The articles in yesterday’s edition remind us of another side of the story — the plight of the deportees and their families.
The truth is that not all deportees are hardcore criminals. In a real sense, many are not criminals at all. As we understand it, since the passage of the 1996 Illegal Immigration Reform and Immigrant Responsibility Act in the United States, even unpaid fees for traffic offences can become grounds for deportation of non-US citizens, including green card holders.
Anthropologist Dr Herbert Gayle framed the situation clinically: “Not everybody is just a criminal. A lot of people commit a little crime and if they were not migrants, no one would have thought of it as anything more than a misdemeanour.”
In the case of a 40 year-old deportee, a husband and father who left Jamaica at age five/six, he, if he is to be believed, had reformed himself after early infractions and had become a law-abiding, regular family man. His family in the United States, including young children, are now not only economically deprived as a result of his deportation but are suffering serious psychological problems that could have long-term, negative effects.
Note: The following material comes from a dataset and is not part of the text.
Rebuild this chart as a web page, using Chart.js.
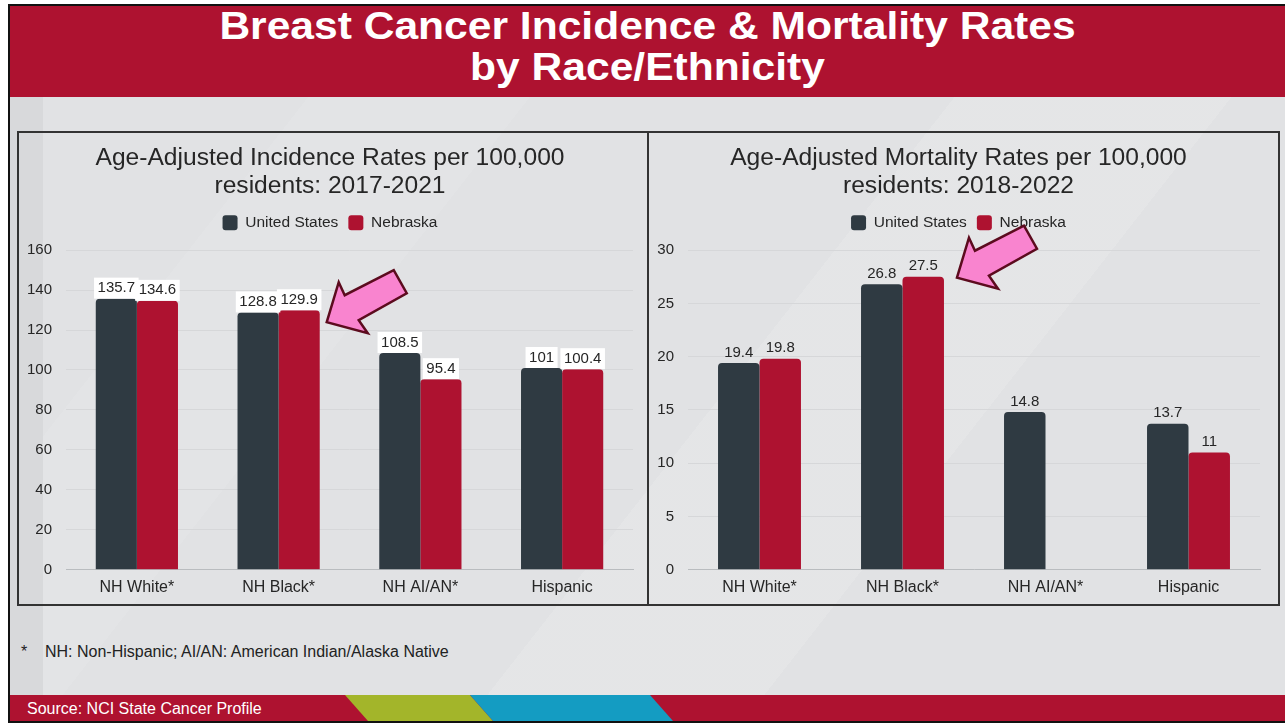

Experts all agree that the sudden removal of a parent from a household can have devastating consequences for the children left behind. In the case of deported Jamaicans, most are males. Many are fathers.
The experts say, and experience in everyday life teaches, that the departure of the father from the household can become a trigger for boys especially, to become attracted to street culture, including gangs. Some become prone to violence and criminality in the absence of the father.
We would expect that the authorities in North America and Britain — from whence the bulk of Jamaican deportees originate — have long had to cope with such anti-social behaviour as a direct result of deportation-induced broken homes and families.
There is clearly a case to be made to overseas governments that, in their own self-interest, they need to be more selective rather than broad-brush in their approach to deportations.
To the extent that a more selective approach reduces the number of people deported, Jamaica will clearly benefit. That means there is every reason for the Jamaican Government to make the case as strongly as possible, if it’s not already doing so.
We empathise completely with criminologist Professor Bernard Headley that “If our government is big and bad enough to face down the powerful United States” over the proposed extradition of Mr Christopher ‘Dudus’ Coke, then it “ought to be bold enough to make meaningful representation” on the deportation issue.